Sahel Capital will act as investment adviser to the $24 million fund sponsored by the German development bank KfW. KfW has been a committed supporter of agricultural development on the African continent and over the past eight years has anchored several other funds such as Africa Agriculture and Trade Investment Fund (AATIF), Fund for Agricultural Finance in Nigeria (FAFIN), and Lending for African Farming Company (LAFCo). Samawati is a sub-advisor to the investment advisor of AATIF supporting activities in the East and Southern African region, and Samawati will now further support Sahel Capital on the SEFAA mandate, originating transactions within the same region.
SEFAA is an impact fund with the goal of reducing poverty by investing in agricultural enterprises that contribute significantly to enhancing the business eco-system, or income opportunities, of smallholder farmers (SHFs) in sub-Saharan Africa.

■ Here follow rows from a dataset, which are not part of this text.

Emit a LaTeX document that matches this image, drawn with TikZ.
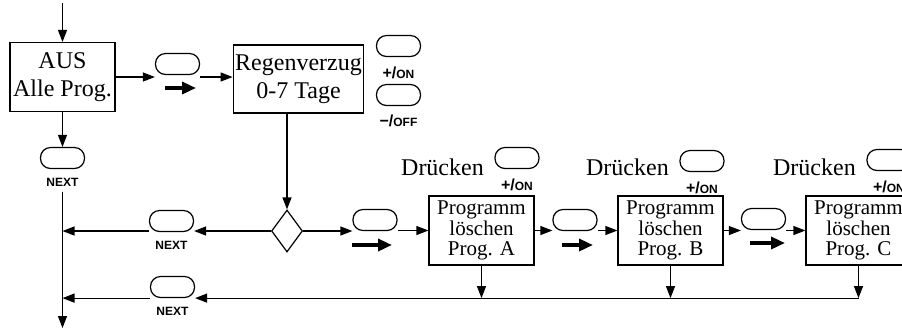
\documentclass[tikz,border=0pt]{standalone}
\usepackage{fontspec}
\setmainfont{Liberation Serif}
\setsansfont{Liberation Sans}
\usetikzlibrary{arrows.meta,positioning,shapes.geometric}

\newcommand{\plusON}{{\fontsize{8}{8}\selectfont +/}ON}
\newcommand{\minusOFF}{{\fontsize{8}{8}\selectfont −/}OFF}

\begin{document}
\begin{tikzpicture}[x=0.5pt,y=-0.5pt,->,>={Stealth[length=6pt,width=4.5pt,inset=0pt]},semithick,
	box/.style={draw,-,minimum width=52.5pt,minimum height=34.5pt,inner sep=1pt,align=center,font=\fontsize{12}{14}\selectfont},
	prog/.style={box,font=\fontsize{10.5}{10.3}\selectfont},
	taste/.style={draw,-,rounded corners=5pt,minimum width=22pt,minimum height=10.5pt,inner sep=0pt},
	raute/.style={draw,-,diamond,minimum width=15.5pt,minimum height=21pt,inner sep=0pt},
	beschr/.style={inner sep=0pt,font=\sffamily\bfseries\fontsize{6}{6}\selectfont},
	druck/.style={inner sep=0pt,font=\fontsize{12}{14}\selectfont},
	pfeil/.style={->,line width=1.7pt,>={Triangle[length=7pt,width=6pt]}}]

	\clip (0,0) rectangle (902,329);

	\node[box] (aus) at (62.5,77) {AUS\\Alle Prog.};
	\node[box,minimum width=64.5pt,minimum height=34pt] (regen) at (298.5,79) {Regenverzug\\0-7 Tage};
	\node[raute] (r_1) at (287,231) {};

	\node[taste] (t_aus) at (177.5,64) {};
	\node[taste] (t_next) at (62.5,158) {};
	\node[beschr, below=4.5pt of t_next] (l_next) {NEXT};
	\node[taste] (t_on) at (398.5,46) {};
	\node[beschr, below=4.5pt of t_on] (l_on) {\plusON};
	\node[taste] (t_off) at (398.5,95) {};
	\node[beschr, below=4.3pt of t_off] (l_off) {\minusOFF};
	\node[taste] (t_n2) at (171.5,221) {};
	\node[beschr, below=4.5pt of t_n2] (l_n2) {NEXT};
	\node[taste] (t_n3) at (172.5,287) {};
	\node[beschr, below=4.5pt of t_n3] (l_n3) {NEXT};

	\node[prog] (p_a) at (481.5,230.5) {Programm\\löschen\\Prog. A};
	\node[prog] (p_b) at (670.5,230.5) {Programm\\löschen\\Prog. B};
	\node[prog] (p_c) at (858.5,230.5) {Programm\\löschen\\Prog. C};

	\node[taste] (t_a) at (375,220) {};
	\node[taste] (t_b) at (575,220) {};
	\node[taste] (t_c) at (763.5,219) {};

	\node[taste] (t_pa) at (517,158) {};
	\node[beschr, below=4.5pt of t_pa] (l_pa) {\plusON};
	\node[druck, left=5pt of t_pa, yshift=-4.5pt] (d_a) {Drücken};
	\node[taste] (t_pb) at (702,161) {};
	\node[beschr, below=4.5pt of t_pb] (l_pb) {\plusON};
	\node[druck, left=5pt of t_pb, yshift=-3pt] (d_b) {Drücken};
	\node[taste] (t_pc) at (889,160) {};
	\node[beschr, below=4.5pt of t_pc] (l_pc) {\plusON};
	\node[druck, left=5pt of t_pc, yshift=-3.5pt] (d_c) {Drücken};

	\coordinate (start) at (62.5,3);
	\coordinate (ende) at (62.5,328);

	\draw (start) -- (aus.north);
	\draw (aus.south) -- (t_next.north);
	\draw[shorten <=2pt] (l_next.south) -- (ende);
	\draw (aus.east) -- (aus.east -| t_aus.west);
	\draw (t_aus.east |- aus.east) -- (regen.west |- aus.east);
	\draw (r_1 |- regen.south) -- (r_1.north);
	\draw (r_1.west) -- (r_1.west -| t_n2.east);
	\draw (t_n2.west |- r_1.west) -- (aus.south |- r_1.west);
	\draw (r_1.east) -- (r_1.east -| t_a.west);
	\draw (t_a.east |- p_a.west) -- (p_a.west);
	\draw (p_a.east) -- (p_a.east -| t_b.west);
	\draw (t_b.east |- p_b.west) -- (p_b.west);
	\draw (p_b.east) -- (p_b.east -| t_c.west);
	\draw (t_c.east |- p_c.west) -- (p_c.west);

	\draw (p_a.south) -- (p_a.south |- t_n3.south);
	\draw (p_b.south) -- (p_b.south |- t_n3.south);
	\draw (p_c.south) -- (p_c.south |- t_n3.south);
	\draw (p_c.south |- t_n3.south) -- (t_n3.east |- t_n3.south);
	\draw (t_n3.west |- t_n3.south) -- (aus.south |- t_n3.south);

	\draw[pfeil] ([shift={(-12.5,24)}]t_aus.center) -- ++(31,0);
	\draw[pfeil] ([shift={(-23,25)}]t_a.center) -- ++(40,0);
	\draw[pfeil] ([shift={(-13,25)}]t_b.center) -- ++(31,0);
	\draw[pfeil] ([shift={(-13.5,24)}]t_c.center) -- ++(35,0);

\end{tikzpicture}
\end{document}
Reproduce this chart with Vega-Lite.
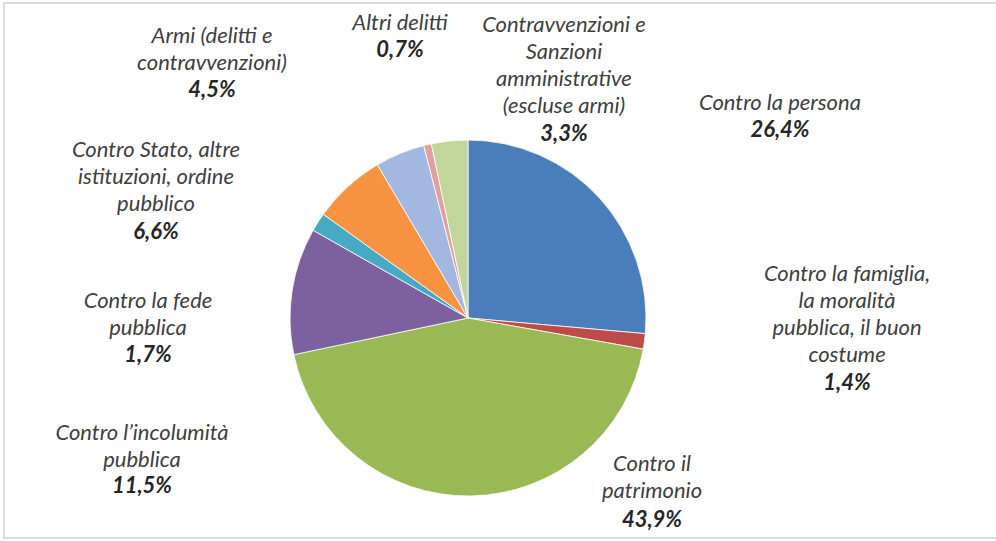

The fund will invest across the agricultural value chain with a particular focus on enterprises or intermediaries that increase productivity of smallholder farmers (SHFs), address market access limitations or information asymmetries, or offer agricultural finance tailored to the specific needs and production cycles of SHFs. In addition to SEFAA’s targeted impact of reducing poverty through its investments, the fund is also expected to create and preserve jobs and deliver on six of the UN sustainable development goals (SDGs 1, 2, 3, 4, 5 and 6).
SEFAA will invest primarily in debt (but with flexibility to invest some equity or quasi-equity) with the aim of filling the financing gap for earlier-stage enterprises that may not yet be mature or profitable enough to get equity and/or debt from commercial capital providers.
The SEFAA’s sub-advisor mandate fits well with Samawati Capital’s mission of directing capacity and capital to high-growth SMEs in Africa to drive socio-economic transformation in the region.